DATA FOR THIS EXERCISE:
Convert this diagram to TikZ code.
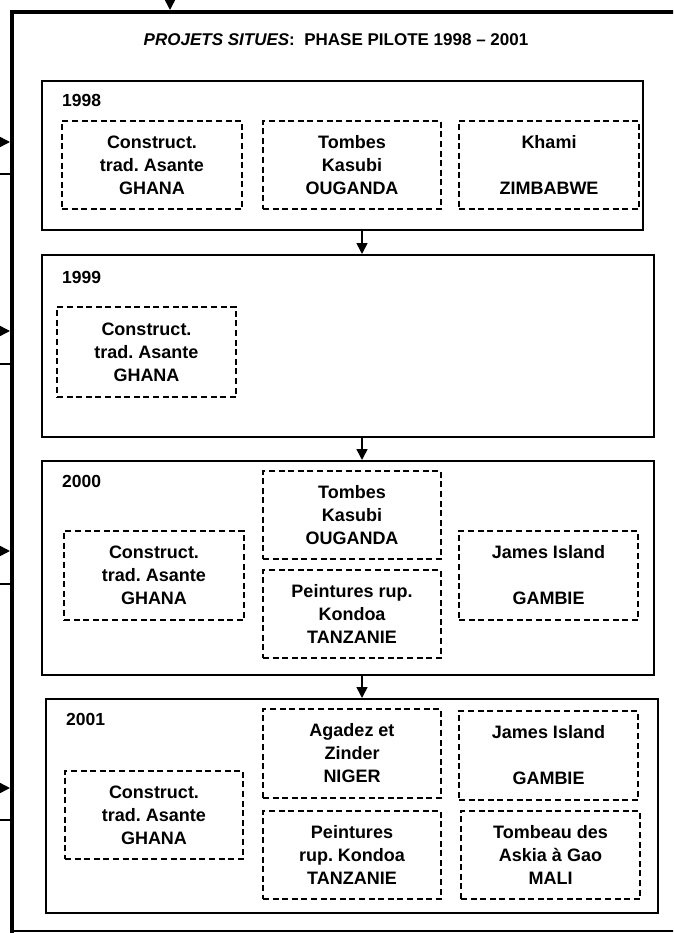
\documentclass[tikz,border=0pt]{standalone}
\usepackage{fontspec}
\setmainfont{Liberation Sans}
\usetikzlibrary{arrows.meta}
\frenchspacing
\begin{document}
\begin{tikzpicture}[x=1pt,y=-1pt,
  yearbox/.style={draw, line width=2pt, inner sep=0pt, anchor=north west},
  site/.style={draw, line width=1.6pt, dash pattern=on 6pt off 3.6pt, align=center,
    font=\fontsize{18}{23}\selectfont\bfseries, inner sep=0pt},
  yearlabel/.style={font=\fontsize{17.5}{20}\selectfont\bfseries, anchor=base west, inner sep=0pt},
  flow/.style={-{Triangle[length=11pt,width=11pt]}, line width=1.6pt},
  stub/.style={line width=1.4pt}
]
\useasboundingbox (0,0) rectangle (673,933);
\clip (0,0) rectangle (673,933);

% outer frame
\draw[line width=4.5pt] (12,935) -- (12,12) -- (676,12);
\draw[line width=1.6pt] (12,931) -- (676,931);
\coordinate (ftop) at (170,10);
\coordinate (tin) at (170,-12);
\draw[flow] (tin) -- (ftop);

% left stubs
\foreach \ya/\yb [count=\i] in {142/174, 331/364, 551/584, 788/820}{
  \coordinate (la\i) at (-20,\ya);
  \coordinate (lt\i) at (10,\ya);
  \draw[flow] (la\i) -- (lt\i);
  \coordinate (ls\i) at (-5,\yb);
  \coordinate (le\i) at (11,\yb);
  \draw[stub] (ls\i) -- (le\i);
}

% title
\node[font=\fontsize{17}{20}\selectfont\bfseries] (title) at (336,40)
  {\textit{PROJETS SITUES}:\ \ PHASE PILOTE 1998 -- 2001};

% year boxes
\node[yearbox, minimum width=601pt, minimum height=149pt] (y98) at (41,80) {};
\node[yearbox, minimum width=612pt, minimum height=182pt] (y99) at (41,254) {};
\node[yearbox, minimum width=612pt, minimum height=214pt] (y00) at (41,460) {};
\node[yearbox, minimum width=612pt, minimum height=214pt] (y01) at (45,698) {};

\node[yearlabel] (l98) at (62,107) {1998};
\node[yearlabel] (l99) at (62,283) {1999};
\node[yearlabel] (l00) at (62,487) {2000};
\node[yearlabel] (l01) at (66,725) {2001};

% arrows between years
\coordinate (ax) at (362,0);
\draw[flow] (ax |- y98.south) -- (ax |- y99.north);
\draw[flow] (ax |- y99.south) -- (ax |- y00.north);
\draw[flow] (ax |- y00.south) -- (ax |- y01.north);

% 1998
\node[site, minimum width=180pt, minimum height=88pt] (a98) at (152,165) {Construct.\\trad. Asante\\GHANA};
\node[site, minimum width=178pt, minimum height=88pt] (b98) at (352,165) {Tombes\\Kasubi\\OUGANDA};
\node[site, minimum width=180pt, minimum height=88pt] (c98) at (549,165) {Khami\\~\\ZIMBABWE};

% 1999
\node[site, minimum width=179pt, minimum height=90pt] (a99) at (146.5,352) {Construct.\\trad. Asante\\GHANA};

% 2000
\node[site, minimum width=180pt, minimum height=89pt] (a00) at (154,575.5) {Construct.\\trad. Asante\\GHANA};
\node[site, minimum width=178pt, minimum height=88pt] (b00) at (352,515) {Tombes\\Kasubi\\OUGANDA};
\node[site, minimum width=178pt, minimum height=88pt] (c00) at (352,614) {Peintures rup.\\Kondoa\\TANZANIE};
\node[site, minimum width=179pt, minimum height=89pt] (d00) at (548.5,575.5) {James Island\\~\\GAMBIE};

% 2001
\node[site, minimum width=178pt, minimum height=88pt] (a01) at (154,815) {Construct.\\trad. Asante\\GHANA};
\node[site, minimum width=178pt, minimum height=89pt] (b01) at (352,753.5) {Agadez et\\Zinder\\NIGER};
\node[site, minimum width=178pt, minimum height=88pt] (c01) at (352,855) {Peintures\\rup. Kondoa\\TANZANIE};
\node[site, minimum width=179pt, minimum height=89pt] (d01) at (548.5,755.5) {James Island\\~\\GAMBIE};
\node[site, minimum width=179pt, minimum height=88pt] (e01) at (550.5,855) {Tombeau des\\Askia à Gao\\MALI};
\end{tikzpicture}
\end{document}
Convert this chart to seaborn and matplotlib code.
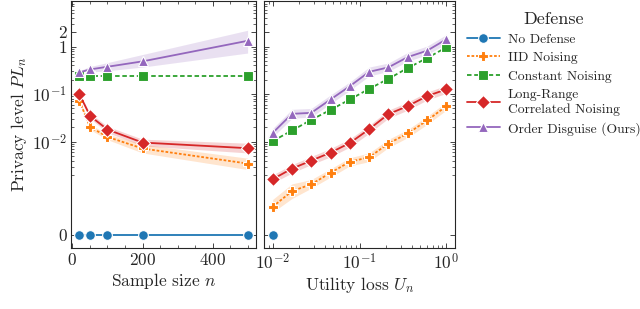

THE EXERCISE:
Return all of the entries exactly as written, but drop any pictures they hold.

RESULT OF THIS TASK:
Convert this diagram to TikZ code.
\documentclass[tikz,border=0pt]{standalone}
\usepackage{fontspec}
\setmainfont{Liberation Sans}
\usetikzlibrary{arrows.meta}
\frenchspacing
\begin{document}
\begin{tikzpicture}[x=1pt,y=-1pt,
  yearbox/.style={draw, line width=2pt, inner sep=0pt, anchor=north west},
  site/.style={draw, line width=1.6pt, dash pattern=on 6pt off 3.6pt, align=center,
    font=\fontsize{18}{23}\selectfont\bfseries, inner sep=0pt},
  yearlabel/.style={font=\fontsize{17.5}{20}\selectfont\bfseries, anchor=base west, inner sep=0pt},
  flow/.style={-{Triangle[length=11pt,width=11pt]}, line width=1.6pt},
  stub/.style={line width=1.4pt}
]
\useasboundingbox (0,0) rectangle (673,933);
\clip (0,0) rectangle (673,933);

% outer frame
\draw[line width=4.5pt] (12,935) -- (12,12) -- (676,12);
\draw[line width=1.6pt] (12,931) -- (676,931);
\coordinate (ftop) at (170,10);
\coordinate (tin) at (170,-12);
\draw[flow] (tin) -- (ftop);

% left stubs
\foreach \ya/\yb [count=\i] in {142/174, 331/364, 551/584, 788/820}{
  \coordinate (la\i) at (-20,\ya);
  \coordinate (lt\i) at (10,\ya);
  \draw[flow] (la\i) -- (lt\i);
  \coordinate (ls\i) at (-5,\yb);
  \coordinate (le\i) at (11,\yb);
  \draw[stub] (ls\i) -- (le\i);
}

% title
\node[font=\fontsize{17}{20}\selectfont\bfseries] (title) at (336,40)
  {\textit{PROJETS SITUES}:\ \ PHASE PILOTE 1998 -- 2001};

% year boxes
\node[yearbox, minimum width=601pt, minimum height=149pt] (y98) at (41,80) {};
\node[yearbox, minimum width=612pt, minimum height=182pt] (y99) at (41,254) {};
\node[yearbox, minimum width=612pt, minimum height=214pt] (y00) at (41,460) {};
\node[yearbox, minimum width=612pt, minimum height=214pt] (y01) at (45,698) {};

\node[yearlabel] (l98) at (62,107) {1998};
\node[yearlabel] (l99) at (62,283) {1999};
\node[yearlabel] (l00) at (62,487) {2000};
\node[yearlabel] (l01) at (66,725) {2001};

% arrows between years
\coordinate (ax) at (362,0);
\draw[flow] (ax |- y98.south) -- (ax |- y99.north);
\draw[flow] (ax |- y99.south) -- (ax |- y00.north);
\draw[flow] (ax |- y00.south) -- (ax |- y01.north);

% 1998
\node[site, minimum width=180pt, minimum height=88pt] (a98) at (152,165) {Construct.\\trad. Asante\\GHANA};
\node[site, minimum width=178pt, minimum height=88pt] (b98) at (352,165) {Tombes\\Kasubi\\OUGANDA};
\node[site, minimum width=180pt, minimum height=88pt] (c98) at (549,165) {Khami\\~\\ZIMBABWE};

% 1999
\node[site, minimum width=179pt, minimum height=90pt] (a99) at (146.5,352) {Construct.\\trad. Asante\\GHANA};

% 2000
\node[site, minimum width=180pt, minimum height=89pt] (a00) at (154,575.5) {Construct.\\trad. Asante\\GHANA};
\node[site, minimum width=178pt, minimum height=88pt] (b00) at (352,515) {Tombes\\Kasubi\\OUGANDA};
\node[site, minimum width=178pt, minimum height=88pt] (c00) at (352,614) {Peintures rup.\\Kondoa\\TANZANIE};
\node[site, minimum width=179pt, minimum height=89pt] (d00) at (548.5,575.5) {James Island\\~\\GAMBIE};

% 2001
\node[site, minimum width=178pt, minimum height=88pt] (a01) at (154,815) {Construct.\\trad. Asante\\GHANA};
\node[site, minimum width=178pt, minimum height=89pt] (b01) at (352,753.5) {Agadez et\\Zinder\\NIGER};
\node[site, minimum width=178pt, minimum height=88pt] (c01) at (352,855) {Peintures\\rup. Kondoa\\TANZANIE};
\node[site, minimum width=179pt, minimum height=89pt] (d01) at (548.5,755.5) {James Island\\~\\GAMBIE};
\node[site, minimum width=179pt, minimum height=88pt] (e01) at (550.5,855) {Tombeau des\\Askia à Gao\\MALI};
\end{tikzpicture}
\end{document}
Convert this chart to seaborn and matplotlib code.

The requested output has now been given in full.